What is needed - Extract everything from the first line through the line with "const font = 'Noto Sans';", both ends included, except for any pictures.

## BEGIN Data block

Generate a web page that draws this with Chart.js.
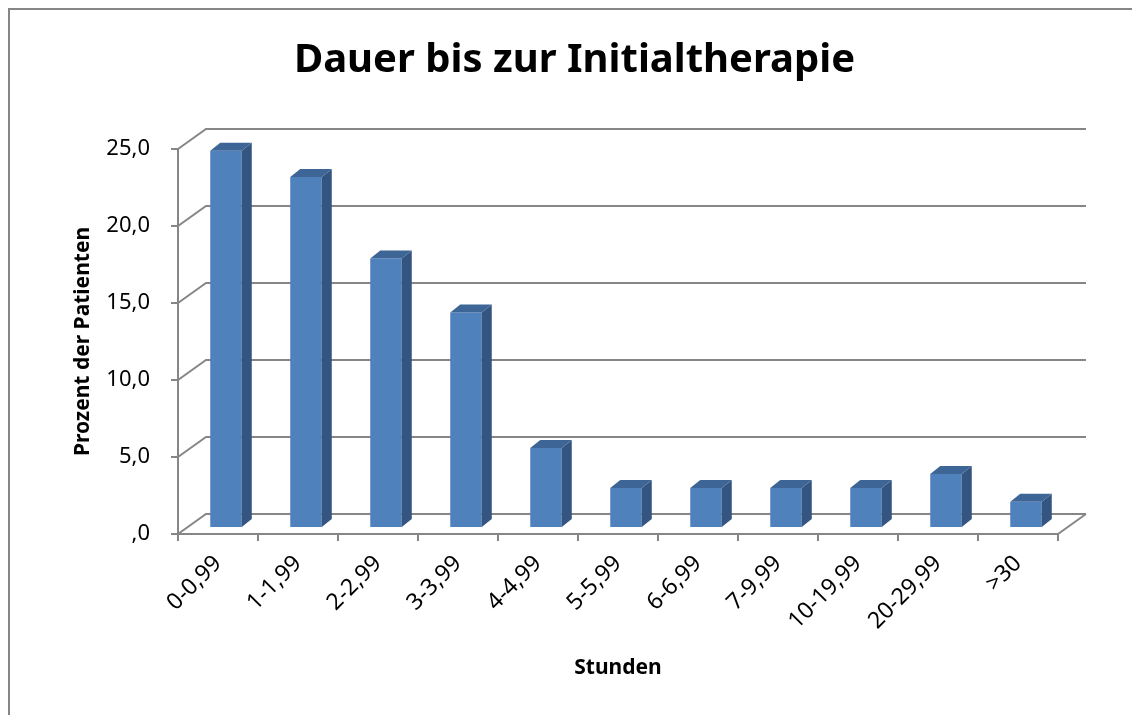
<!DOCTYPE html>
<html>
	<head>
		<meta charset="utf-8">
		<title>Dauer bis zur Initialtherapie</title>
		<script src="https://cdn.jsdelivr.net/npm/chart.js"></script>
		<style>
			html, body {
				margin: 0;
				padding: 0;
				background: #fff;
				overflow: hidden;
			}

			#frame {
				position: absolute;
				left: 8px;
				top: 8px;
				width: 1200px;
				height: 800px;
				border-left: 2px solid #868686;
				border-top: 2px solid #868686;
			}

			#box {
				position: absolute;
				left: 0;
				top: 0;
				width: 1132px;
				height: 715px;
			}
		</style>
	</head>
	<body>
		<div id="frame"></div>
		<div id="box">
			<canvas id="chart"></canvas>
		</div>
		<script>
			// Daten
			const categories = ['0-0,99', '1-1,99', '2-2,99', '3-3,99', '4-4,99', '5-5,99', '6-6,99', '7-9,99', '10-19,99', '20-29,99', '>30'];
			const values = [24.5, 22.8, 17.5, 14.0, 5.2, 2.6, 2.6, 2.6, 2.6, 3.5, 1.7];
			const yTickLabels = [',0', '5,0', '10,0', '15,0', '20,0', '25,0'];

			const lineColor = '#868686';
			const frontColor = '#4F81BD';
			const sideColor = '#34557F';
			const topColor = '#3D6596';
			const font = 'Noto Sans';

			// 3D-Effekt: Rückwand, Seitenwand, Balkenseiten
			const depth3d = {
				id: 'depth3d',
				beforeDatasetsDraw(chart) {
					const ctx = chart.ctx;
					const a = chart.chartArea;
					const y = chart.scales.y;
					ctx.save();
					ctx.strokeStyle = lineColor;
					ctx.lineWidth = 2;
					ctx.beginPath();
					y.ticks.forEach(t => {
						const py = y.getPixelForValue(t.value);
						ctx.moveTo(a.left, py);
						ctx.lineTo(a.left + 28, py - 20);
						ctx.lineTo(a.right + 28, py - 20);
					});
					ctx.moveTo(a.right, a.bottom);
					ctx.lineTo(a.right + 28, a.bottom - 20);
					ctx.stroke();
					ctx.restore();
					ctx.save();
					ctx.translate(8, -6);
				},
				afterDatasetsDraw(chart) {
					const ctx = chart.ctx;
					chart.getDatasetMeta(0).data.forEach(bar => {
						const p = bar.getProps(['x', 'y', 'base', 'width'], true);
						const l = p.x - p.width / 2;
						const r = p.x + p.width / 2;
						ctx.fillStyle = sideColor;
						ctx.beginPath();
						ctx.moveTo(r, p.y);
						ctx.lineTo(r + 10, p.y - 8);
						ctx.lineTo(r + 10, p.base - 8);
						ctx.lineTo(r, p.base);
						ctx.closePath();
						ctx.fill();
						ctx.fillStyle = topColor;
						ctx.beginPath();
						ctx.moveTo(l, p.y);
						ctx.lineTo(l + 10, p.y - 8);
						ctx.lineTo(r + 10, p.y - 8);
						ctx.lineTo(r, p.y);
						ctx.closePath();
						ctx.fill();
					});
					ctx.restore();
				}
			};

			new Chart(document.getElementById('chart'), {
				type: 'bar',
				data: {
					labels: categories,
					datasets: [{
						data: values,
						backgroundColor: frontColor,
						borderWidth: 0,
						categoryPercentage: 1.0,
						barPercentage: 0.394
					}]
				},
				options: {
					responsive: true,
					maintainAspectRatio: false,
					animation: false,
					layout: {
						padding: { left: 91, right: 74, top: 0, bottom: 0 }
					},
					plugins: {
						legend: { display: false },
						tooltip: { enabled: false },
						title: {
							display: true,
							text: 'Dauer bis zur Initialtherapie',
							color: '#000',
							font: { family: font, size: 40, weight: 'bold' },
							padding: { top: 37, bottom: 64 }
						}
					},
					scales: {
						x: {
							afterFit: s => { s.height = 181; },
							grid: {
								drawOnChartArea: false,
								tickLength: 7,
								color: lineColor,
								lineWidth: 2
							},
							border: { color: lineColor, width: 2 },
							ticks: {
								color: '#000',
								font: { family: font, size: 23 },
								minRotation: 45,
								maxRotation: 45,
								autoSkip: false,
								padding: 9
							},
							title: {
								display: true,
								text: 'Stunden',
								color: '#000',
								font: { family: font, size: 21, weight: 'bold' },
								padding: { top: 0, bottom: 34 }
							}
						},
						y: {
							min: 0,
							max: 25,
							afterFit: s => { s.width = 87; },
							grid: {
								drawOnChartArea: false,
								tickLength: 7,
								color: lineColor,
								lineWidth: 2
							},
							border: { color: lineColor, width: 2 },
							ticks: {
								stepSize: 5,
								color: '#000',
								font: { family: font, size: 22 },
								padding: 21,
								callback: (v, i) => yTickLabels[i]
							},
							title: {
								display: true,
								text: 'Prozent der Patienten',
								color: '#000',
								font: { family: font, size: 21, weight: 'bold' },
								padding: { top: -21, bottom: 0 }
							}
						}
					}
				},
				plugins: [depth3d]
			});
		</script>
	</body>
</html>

## END Data block

Output of the task -
Generate a web page that draws this with Chart.js.
<!DOCTYPE html>
<html>
	<head>
		<meta charset="utf-8">
		<title>Dauer bis zur Initialtherapie</title>
		<script src="https://cdn.jsdelivr.net/npm/chart.js"></script>
		<style>
			html, body {
				margin: 0;
				padding: 0;
				background: #fff;
				overflow: hidden;
			}

			#frame {
				position: absolute;
				left: 8px;
				top: 8px;
				width: 1200px;
				height: 800px;
				border-left: 2px solid #868686;
				border-top: 2px solid #868686;
			}

			#box {
				position: absolute;
				left: 0;
				top: 0;
				width: 1132px;
				height: 715px;
			}
		</style>
	</head>
	<body>
		<div id="frame"></div>
		<div id="box">
			<canvas id="chart"></canvas>
		</div>
		<script>
			// Daten
			const categories = ['0-0,99', '1-1,99', '2-2,99', '3-3,99', '4-4,99', '5-5,99', '6-6,99', '7-9,99', '10-19,99', '20-29,99', '>30'];
			const values = [24.5, 22.8, 17.5, 14.0, 5.2, 2.6, 2.6, 2.6, 2.6, 3.5, 1.7];
			const yTickLabels = [',0', '5,0', '10,0', '15,0', '20,0', '25,0'];

			const lineColor = '#868686';
			const frontColor = '#4F81BD';
			const sideColor = '#34557F';
			const topColor = '#3D6596';
			const font = 'Noto Sans';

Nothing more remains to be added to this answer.